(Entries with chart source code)

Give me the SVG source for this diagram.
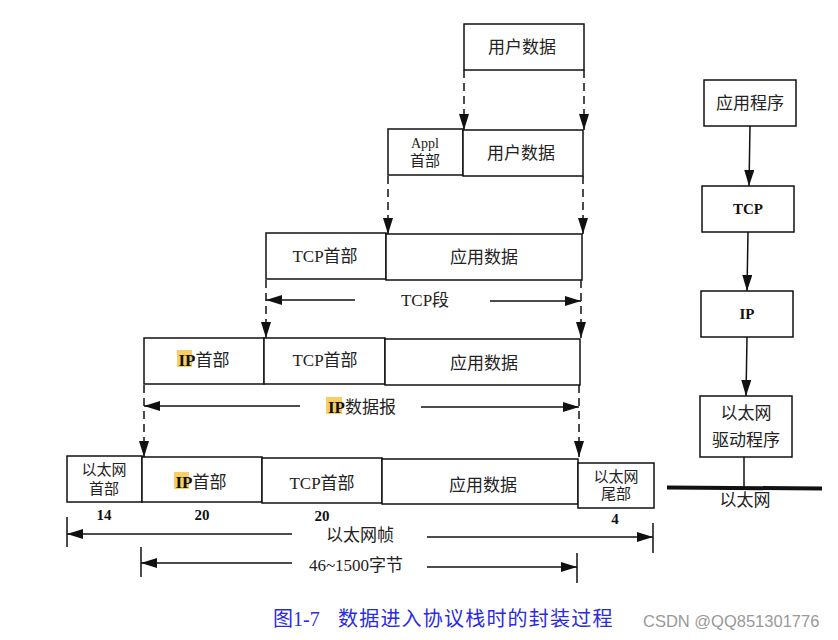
<svg xmlns="http://www.w3.org/2000/svg" width="838" height="640" viewBox="0 0 838 640">
<style>
.box{fill:#fff;stroke:#111;stroke-width:1.5}
.t{font-family:"Liberation Serif","Noto Sans CJK SC",serif;font-size:17px;fill:#222;text-anchor:middle}
.s{font-size:15px}
.b{font-weight:bold;fill:#111}
.dash{stroke:#111;stroke-width:1.5;stroke-dasharray:8,5;fill:none}
.sol{stroke:#111;stroke-width:1.5;fill:none}
.hl{fill:#f7cf63}
.cap{font-family:"Liberation Serif","Noto Sans CJK SC",serif;font-size:20px;fill:#2a2ae6}
</style>
<defs>
<marker id="ah2" markerWidth="16" markerHeight="10" refX="16" refY="5" orient="auto" markerUnits="userSpaceOnUse" viewBox="0 0 16 10">
<path d="M0,0 L16,5 L0,10 z" fill="#111"/>
</marker>
</defs>

<g id="connectors">
<line class="dash" x1="464" y1="70" x2="464" y2="130" marker-end="url(#ah2)"/>
<line class="dash" x1="584" y1="70" x2="584" y2="130" marker-end="url(#ah2)"/>
<line class="dash" x1="388" y1="176" x2="388" y2="234" marker-end="url(#ah2)"/>
<line class="dash" x1="583" y1="176" x2="583" y2="234" marker-end="url(#ah2)"/>
<line class="dash" x1="266" y1="280" x2="266" y2="338" marker-end="url(#ah2)"/>
<line class="dash" x1="581" y1="280" x2="581" y2="338" marker-end="url(#ah2)"/>
<line class="dash" x1="144" y1="385" x2="144" y2="457" marker-end="url(#ah2)"/>
<line class="dash" x1="579" y1="385" x2="579" y2="457" marker-end="url(#ah2)"/>
<line class="sol" x1="355" y1="300" x2="266" y2="300" marker-end="url(#ah2)"/>
<line class="sol" x1="490" y1="301" x2="581" y2="301" marker-end="url(#ah2)"/>
<line class="sol" x1="300" y1="406" x2="144" y2="406" marker-end="url(#ah2)"/>
<line class="sol" x1="421" y1="407" x2="579" y2="407" marker-end="url(#ah2)"/>
<line class="sol" x1="67" y1="517" x2="67" y2="547"/>
<line class="sol" x1="292" y1="534" x2="67" y2="534" marker-end="url(#ah2)"/>
<line class="sol" x1="427" y1="537" x2="653" y2="537" marker-end="url(#ah2)"/>
<line class="sol" x1="653" y1="523" x2="653" y2="553"/>
<line class="sol" x1="141" y1="547" x2="141" y2="577"/>
<line class="sol" x1="292" y1="563" x2="141" y2="563" marker-end="url(#ah2)"/>
<line class="sol" x1="427" y1="567" x2="577" y2="567" marker-end="url(#ah2)"/>
<line class="sol" x1="577" y1="553" x2="577" y2="583"/>
<line class="sol" x1="750" y1="126" x2="749" y2="186" marker-end="url(#ah2)"/>
<line class="sol" x1="748" y1="232" x2="747" y2="291" marker-end="url(#ah2)"/>
<line class="sol" x1="747" y1="337" x2="746" y2="396" marker-end="url(#ah2)"/>
<line class="sol" x1="744" y1="457" x2="744" y2="487"/>
<line x1="667" y1="487.5" x2="822" y2="488.5" stroke="#111" stroke-width="4"/>
</g>

<g id="labels">
<text class="t" x="425" y="306">TCP段</text>
<rect class="hl" x="326" y="397" width="16" height="17"/>
<text class="t" x="362" y="413"><tspan class="b">IP</tspan>数据报</text>
<text class="t b s" x="104" y="520">14</text>
<text class="t b s" x="202" y="520">20</text>
<text class="t b s" x="322" y="521">20</text>
<text class="t b s" x="615" y="524">4</text>
<text class="t" x="360" y="541">以太网帧</text>
<text class="t" x="356" y="571">46~1500字节</text>
<text class="t" x="745" y="506">以太网</text>
</g>

<g id="row1-user-data">
<rect class="box" x="464" y="24" width="120" height="46"/>
<text class="t" x="522" y="53">用户数据</text>
</g>

<g id="row2-appl-header">
<rect class="box" x="388" y="129" width="75" height="46"/>
<text class="t s" x="425" y="148" style="font-size:14px">Appl</text>
<text class="t s" x="425" y="166">首部</text>
</g>
<g id="row2-user-data">
<rect class="box" x="463" y="130" width="120" height="46"/>
<text class="t" x="521" y="159">用户数据</text>
</g>

<g id="row3-tcp-header">
<rect class="box" x="266" y="233" width="120" height="46"/>
<text class="t" x="325" y="262">TCP首部</text>
</g>
<g id="row3-app-data">
<rect class="box" x="386" y="234" width="196" height="46"/>
<text class="t" x="484" y="263">应用数据</text>
</g>

<g id="row4-ip-header">
<rect class="box" x="144" y="338" width="120" height="46"/>
<rect class="hl" x="177" y="350" width="15" height="17"/>
<text class="t" x="204" y="366"><tspan class="b">IP</tspan>首部</text>
</g>
<g id="row4-tcp-header">
<rect class="box" x="264" y="338" width="121" height="46"/>
<text class="t" x="325" y="366">TCP首部</text>
</g>
<g id="row4-app-data">
<rect class="box" x="385" y="339" width="195" height="46"/>
<text class="t" x="484" y="369">应用数据</text>
</g>

<g id="row5-eth-header">
<rect class="box" x="67" y="456" width="75" height="46"/>
<text class="t s" x="104" y="475">以太网</text>
<text class="t s" x="104" y="494">首部</text>
</g>
<g id="row5-ip-header">
<rect class="box" x="142" y="457" width="120" height="45"/>
<rect class="hl" x="174" y="472" width="15" height="17"/>
<text class="t" x="201" y="488"><tspan class="b">IP</tspan>首部</text>
</g>
<g id="row5-tcp-header">
<rect class="box" x="262" y="458" width="120" height="45"/>
<text class="t" x="322" y="489">TCP首部</text>
</g>
<g id="row5-app-data">
<rect class="box" x="382" y="459" width="196" height="45"/>
<text class="t" x="483" y="491">应用数据</text>
</g>
<g id="row5-eth-trailer">
<rect class="box" x="578" y="463" width="76" height="45"/>
<text class="t s" x="616" y="482">以太网</text>
<text class="t s" x="616" y="499">尾部</text>
</g>

<g id="stack-app">
<rect class="box" x="704" y="80" width="92" height="46"/>
<text class="t" x="750" y="109">应用程序</text>
</g>
<g id="stack-tcp">
<rect class="box" x="702" y="186" width="92" height="46"/>
<text class="t b s" x="748" y="214">TCP</text>
</g>
<g id="stack-ip">
<rect class="box" x="701" y="291" width="92" height="46"/>
<text class="t b s" x="747" y="319">IP</text>
</g>
<g id="stack-eth-driver">
<rect class="box" x="700" y="396" width="92" height="61"/>
<text class="t" x="746" y="419">以太网</text>
<text class="t" x="746" y="446">驱动程序</text>
</g>

<g id="caption">
<text class="cap" x="273" y="626">图1-7</text>
<text class="cap" x="338" y="626" letter-spacing="1.2">数据进入协议栈时的封装过程</text>
<text x="643" y="627" style="font-family:'Liberation Sans',sans-serif;font-size:16.5px;fill:#999">CSDN @QQ851301776</text>
</g>
</svg>
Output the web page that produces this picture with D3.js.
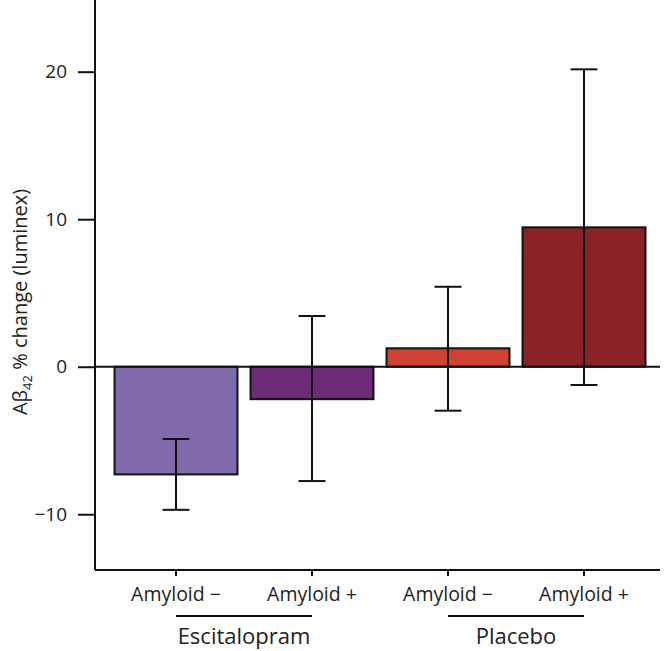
<!DOCTYPE html>
<html><head><meta charset="utf-8">
<script src="https://cdn.jsdelivr.net/npm/d3@7"></script>
<style>body{margin:0;background:#fff}svg{display:block;font-family:"Open Sans",sans-serif}</style>
</head><body><svg id="c" width="668" height="651"></svg>
<script>
const categories = ["Amyloid −","Amyloid +","Amyloid −","Amyloid +"];
const groups = ["Escitalopram","Placebo"];
const values = [-7.3, -2.2, 1.25, 9.45];
const errLow = [-9.7, -7.75, -2.98, -1.24];
const errHigh = [-4.9, 3.44, 5.42, 20.16];
const colors = ["#816aab","#6d2a77","#d14131","#8a2228"];
const yTicks = [-10, 0, 10, 20];

const svg = d3.select("#c");
const y = d3.scaleLinear().domain([-13.78, 24.86]).range([570, 0]);
const ids = d3.range(categories.length);
const xBar = d3.scaleBand().domain(ids).range([108, 652]).paddingInner(0.096).paddingOuter(0.048);

// bars
svg.selectAll("rect.bar").data(ids).join("rect")
  .attr("x", i => xBar(i)).attr("width", xBar.bandwidth())
  .attr("y", i => y(Math.max(0, values[i])))
  .attr("height", i => Math.abs(y(values[i]) - y(0)))
  .attr("fill", i => colors[i]).attr("stroke", "#111").attr("stroke-width", 2);

// zero line
svg.append("line").attr("x1", 95).attr("x2", 660).attr("y1", y(0)).attr("y2", y(0))
  .attr("stroke", "#111").attr("stroke-width", 2);

// error bars
const eb = svg.append("g").attr("stroke", "#111").attr("stroke-width", 2);
ids.forEach(i => {
  const cx = xBar(i) + xBar.bandwidth() / 2;
  eb.append("line").attr("x1", cx).attr("x2", cx).attr("y1", y(errLow[i])).attr("y2", y(errHigh[i]));
  [errLow[i], errHigh[i]].forEach(v => eb.append("line").attr("x1", cx - 13.5).attr("x2", cx + 13.5).attr("y1", y(v)).attr("y2", y(v)));
});

// y axis
const ya = svg.append("g").attr("transform", "translate(95,0)")
  .call(d3.axisLeft(y).tickValues(yTicks).tickSize(17).tickPadding(11).tickFormat(d => d < 0 ? "−" + Math.abs(d) : d));
ya.select(".domain").attr("d", "M0,0V570").attr("stroke", "#111").attr("stroke-width", 2);
ya.selectAll(".tick line").attr("stroke", "#111").attr("stroke-width", 2);
ya.selectAll(".tick text").attr("font-size", 19).attr("fill", "#222").attr("font-family", "Open Sans");

// x axis
const xa = svg.append("g").attr("transform", "translate(0,570)")
  .call(d3.axisBottom(xBar).tickSize(6).tickPadding(11).tickFormat(i => categories[i]));
xa.select(".domain").attr("d", "M95,0H660").attr("stroke", "#111").attr("stroke-width", 2);
xa.selectAll(".tick line").attr("stroke", "#111").attr("stroke-width", 2);
xa.selectAll(".tick text").attr("font-size", 19.5).attr("fill", "#222").attr("font-family", "Open Sans");

// group labels
groups.forEach((g, k) => {
  const a = xBar(2 * k) + xBar.bandwidth() / 2, b = xBar(2 * k + 1) + xBar.bandwidth() / 2;
  svg.append("line").attr("x1", a).attr("x2", b).attr("y1", 616).attr("y2", 616).attr("stroke", "#111").attr("stroke-width", 2);
  svg.append("text").attr("x", (a + b) / 2).attr("y", 644).attr("text-anchor", "middle")
    .attr("font-size", 22).attr("fill", "#222").text(g);
});

// y title
const t = svg.append("text").attr("transform", "translate(27,302) rotate(-90)")
  .attr("text-anchor", "middle").attr("font-size", 20).attr("fill", "#222");
t.append("tspan").text("Aβ");
t.append("tspan").attr("font-size", 13).attr("dy", 5).text("42");
t.append("tspan").attr("dy", -5).text(" % change (luminex)");
</script></body></html>
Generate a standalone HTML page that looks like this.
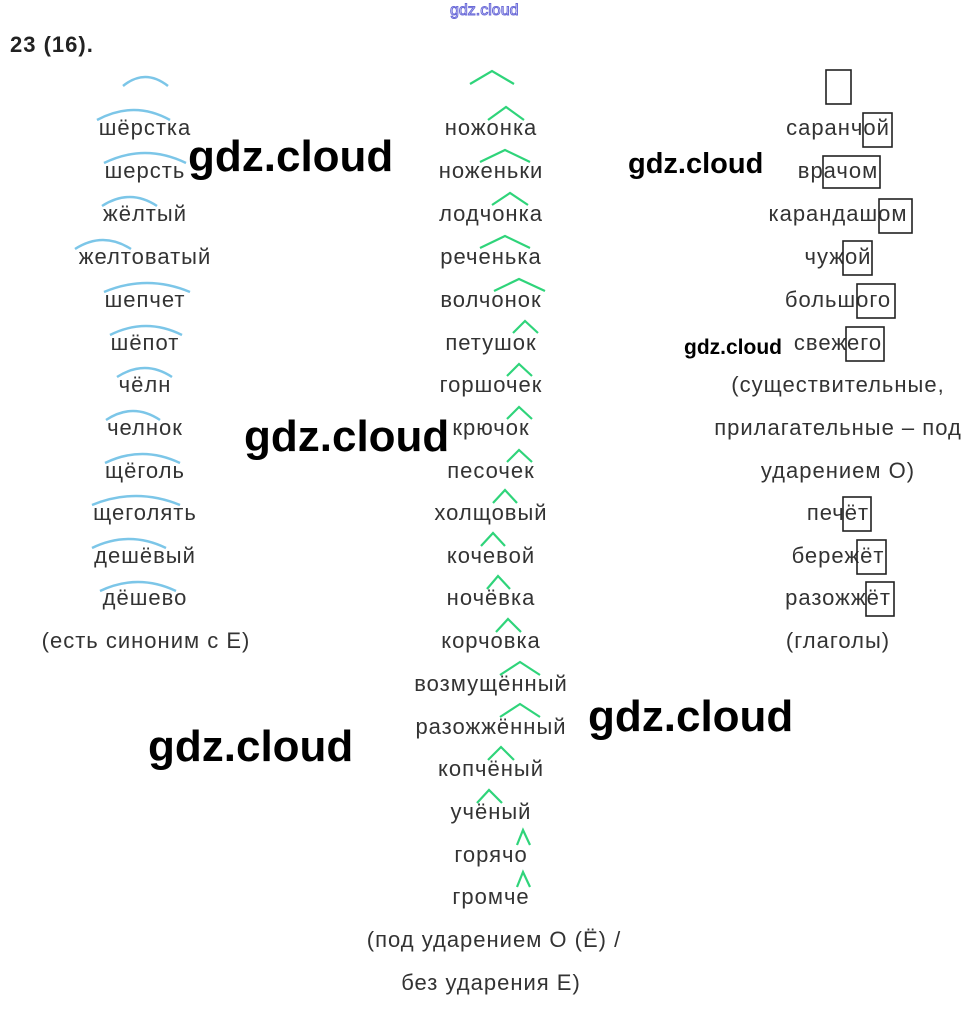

■ Exercise aim ■
Select every line where the word "page" occurs.

■ Result of the task ■
Output the web page that produces this picture with D3.js.
Generate a standalone HTML page that looks like this.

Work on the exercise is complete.